When calculating the distance traveled by an object under constant acceleration, understanding the formula is crucial. The distance equation we use is:\[ s = ut + \frac{1}{2} a t^2 \]In this formula, the variables are:

• \( s \): the distance traveled.
• \( u \): the initial velocity of the object. In this exercise, it's \(0 \ \text{m/s}\). This simplifies our calculation because any term multiplied by zero will be zero.
• \( a \): the acceleration of the object. This value must be calculated before using the formula.
• \( t \): the time over which the acceleration occurs.

This formula gives us the distance over which the car travels while accelerating. Because the car starts from rest, the formula simplifies to:\[ s = \frac{1}{2} a t^2 \]This step is about application and understanding that, under constant acceleration, the distance is directly dependent on both the square of the time and the acceleration experienced.

Velocity conversion is essential when working with cars because speeds are often given in miles per hour (mph), but we need meters per second (m/s) for scientific calculations. In our original exercise, the car's velocity is given as 60 mph. To convert this, we apply the conversion factor:\[ 1 \ \text{mph} = 0.44704 \ \text{m/s} \]Multiply the velocity by this factor:\[ 60 \ \text{mph} \times 0.44704 \ \text{m/s per mph} = 26.8224 \ \text{m/s} \]Why do we convert to m/s? It ensures we can accurately perform calculations using standard units of measurement. Physics often relies on coherent units like meters, seconds, and kilograms, which align with the international system (SI). Remembering this formula helps simplify and integrate calculations across different fields of physics and engineering.

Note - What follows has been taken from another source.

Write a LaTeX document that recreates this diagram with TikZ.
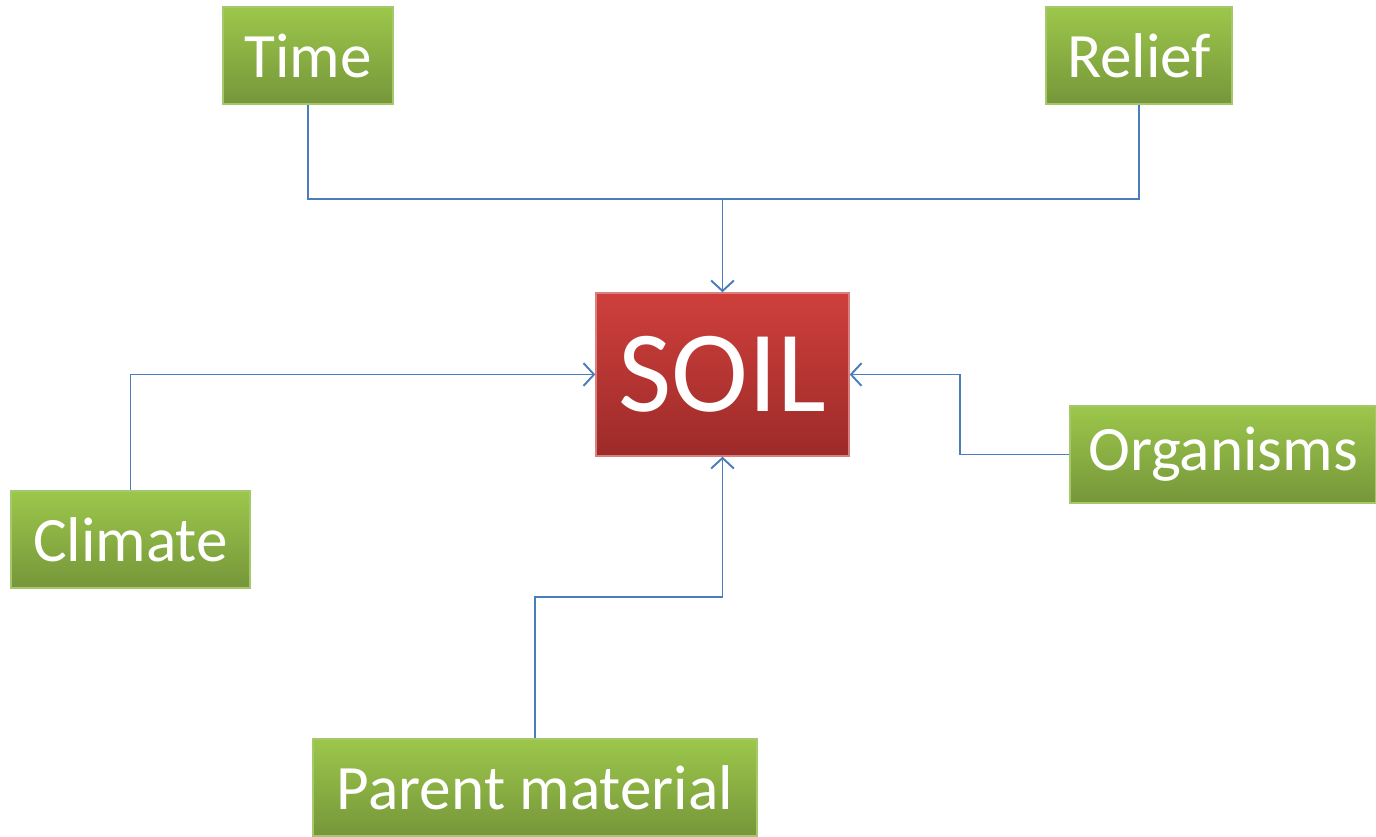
\documentclass[tikz,border=0pt]{standalone}
\usepackage{fontspec}
\setmainfont{Carlito}
\usetikzlibrary{arrows.meta}
\definecolor{factortop}{HTML}{9CC74B}
\definecolor{factorbot}{HTML}{76963A}
\definecolor{factorline}{HTML}{A5C86A}
\definecolor{soiltop}{HTML}{CF3F3C}
\definecolor{soilbot}{HTML}{9C2B29}
\definecolor{soilline}{HTML}{D9807E}
\definecolor{linkblue}{HTML}{4A7EBB}
\tikzset{
  factor/.style={draw=factorline,line width=0.8pt,top color=factortop,bottom color=factorbot,
    text=white,inner sep=0pt,minimum height=1.94cm,font=\fontsize{36}{40}\selectfont},
  soilbox/.style={draw=soilline,line width=0.8pt,top color=soiltop,bottom color=soilbot,
    text=white,inner sep=0pt,minimum width=5.06cm,minimum height=3.26cm,font=\fontsize{66}{70}\selectfont},
  link/.style={draw=linkblue,line width=1.1pt},
  >={Straight Barb[length=6pt,width=13pt,line width=1.1pt]},
}
\begin{document}
\begin{tikzpicture}[x=0.02cm,y=-0.02cm]
  \useasboundingbox (0,0) rectangle (1376,837);
  \node[soilbox]                     (soil)    at (722.5,374.5) {SOIL};
  \node[factor,minimum width=3.4cm]  (time)    at (308,55.5)    {Time};
  \node[factor,minimum width=3.72cm] (relief)  at (1139,55.5)   {Relief};
  \node[factor,minimum width=4.78cm] (climate) at (130.5,539.5) {Climate};
  \node[factor,minimum width=6.12cm] (org)     at (1223,454.5)  {Organisms};
  \node[factor,minimum width=8.88cm] (parent)  at (535,787.5)   {Parent material};
  % bends
  \coordinate (hub)     at (722.5,199);
  \coordinate (orgbend) at (960,454.5);
  \coordinate (pmbend)  at (722.5,597);
  \draw[link,->] (time.south) |- (hub) -- (soil.north);
  \draw[link] (relief.south) |- (hub);
  \draw[link,->] (climate.north) |- (soil.west);
  \draw[link,->] (org.west) -- (orgbend) |- (soil.east);
  \draw[link,->] (parent.north) |- (pmbend) -- (soil.south);
\end{tikzpicture}
\end{document}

Acceleration is the rate of change of velocity. For cases involving constant acceleration, we use the formula:\[ a = \frac{v - u}{t} \]Here’s what each symbol means:

• \( a \): the acceleration.
• \( v \): the final velocity (in m/s).
• \( u \): the initial velocity (in m/s).
• \( t \): the time period over which the acceleration occurs.

Applying this to our scenario where the car accelerates from rest, we set \( u = 0 \), and the formula becomes:\[ a = \frac{v}{t} \]For our specific exercise, substituting in the converted final velocity of 26.8224 m/s and the time of 30 seconds gives:\[ a = \frac{26.8224 \ \text{m/s}}{30 \ \text{s}} = 0.89408 \ \text{m/s}^2 \]Understanding these principles enables us to find how fast an object is speeding up and comprehend how forces result in changes to an object’s motion.